3. They’re not afraid to fail.
This is a biggie for getting outside your comfort zone. You can’t be afraid to screw up. It’s part of the learning process. You have to know what you’re doing wrong in order to do what’s “right.” Just because you fail, does not mean you are a failure. Yes, there was probably about the usual 30% failure rate at this weekend’s RKC. It’s a hard, demanding course. But these people aren’t “failures.” Each one learned something new and has the opportunity to still earn his or her RKC status.
4. If they do fail, they see it as part of the process of success.

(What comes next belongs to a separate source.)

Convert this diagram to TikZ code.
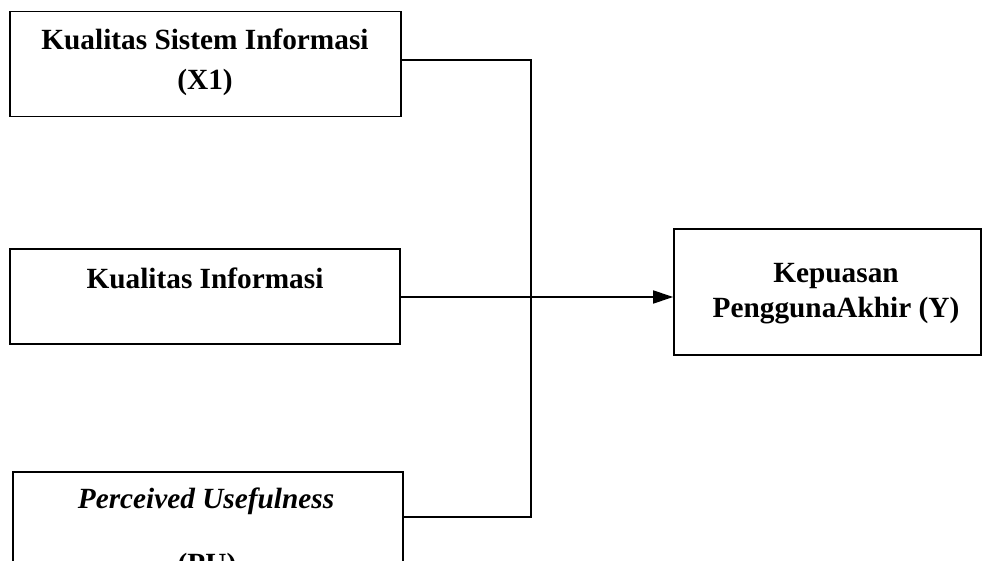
\documentclass[tikz,border=0pt]{standalone}
\usepackage{fontspec}
\setmainfont{Liberation Serif}
\usetikzlibrary{arrows.meta}
\begin{document}
\begin{tikzpicture}[x=1pt,y=-1pt,
  box/.style={draw,line width=1.6pt,minimum width=#1,inner sep=0pt},
  lbl/.style={anchor=base,font=\fontsize{29.3}{33}\selectfont\bfseries,inner sep=0pt},
  conn/.style={line width=1.5pt}]
\useasboundingbox (0,0) rectangle (982,561);
\clip (0,0) rectangle (982,561);
\node[box=391pt,minimum height=105pt] (b1) at (205.5,64) {};
\node[box=390pt,minimum height=95pt] (b2) at (205,296.5) {};
\node[box=390pt,minimum height=148pt] (b3) at (208,546) {};
\node[box=307pt,minimum height=126pt] (by) at (827.5,292) {};
\node[lbl] (t1a) at (205,50) {Kualitas Sistem Informasi};
\node[lbl] (t1b) at (205,90) {(X1)};
\node[lbl] (t2) at (205,288) {Kualitas Informasi};
\node[lbl,font=\fontsize{29.3}{33}\selectfont\bfseries\itshape] (t3a) at (206,508) {Perceived Usefulness};
\node[lbl] (t3b) at (207,573) {(PU)};
\node[lbl] (tya) at (836,283) {Kepuasan};
\node[lbl] (tyb) at (836,317) {PenggunaAkhir (Y)};
\coordinate (top) at (531,60);
\coordinate (bot) at (531,517);
\draw[conn] ([yshift=4pt]b1.east) -- (top) -- (bot) -- ([yshift=29pt]b3.east);
\draw[conn,-{Triangle[length=20pt,width=13pt]}] ([yshift=-0.5pt]b2.east) -- ([yshift=-0.5pt]b2.east -| by.west);
\end{tikzpicture}
\end{document}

This is the easiest way to get outside your comfort zone and succeed. Yes, it takes a radical mind shift for some of us, but as long as you get there, you’re fine. Again, failure is necessary for success. In case you missed this in the previous point, you absolutely must know what is “wrong” as part of knowing what is “right.”
Thomas Edison was asked how he felt about failing at making a light bulb 1000 times. His response was something along the lines of “Now I know 1000 ways not to make a light bulb.” It was all part of his mind set.
5. They don’t quit. Ever.
Ok, here’s a personal story. I’m not getting any younger. I’ll be 38 at the end of this year. I’m enamored with the sport of Olympic Weightlifting. It’s just plain amazing to me. The speed, strength, and sheer athleticism displayed in this sport is phenomenal. I’ve been chasing success in this sport since 1995. I’ve tasted small victories but still long for more. I’ve spent the past 8 years rehabbing various injuries. This year has been a great one – I’m injury free and making rapid progress.
Now certainly I don’t share any of that with you to brag, but rather to share with you a long process in case you’re facing lots of setbacks. Getting back to Thomas Edison: After his workshop burned to the ground, he was asked by a reporter what he was going to. His answer was “Rebuild it of course!”
The greatest thing about RKC weekends is seeing a bunch of sore, tired, aching candidates who keep going and succeed. And, it’s usually a long term process. Many candidates train between six months and a year to be able to complete their RKC.
What’s Holding You Back?
Take a good look around at your situation. Things may not be going right for you. Things aren’t optimal. Circumstances, I find, rarely line up for a “perfect time.”
Challenge yourself to do what you really want to do. You’ll be uncomfortable. And you’ll probably fail. But who knows, you could be the next Edison – the inventor of the next lightbulb.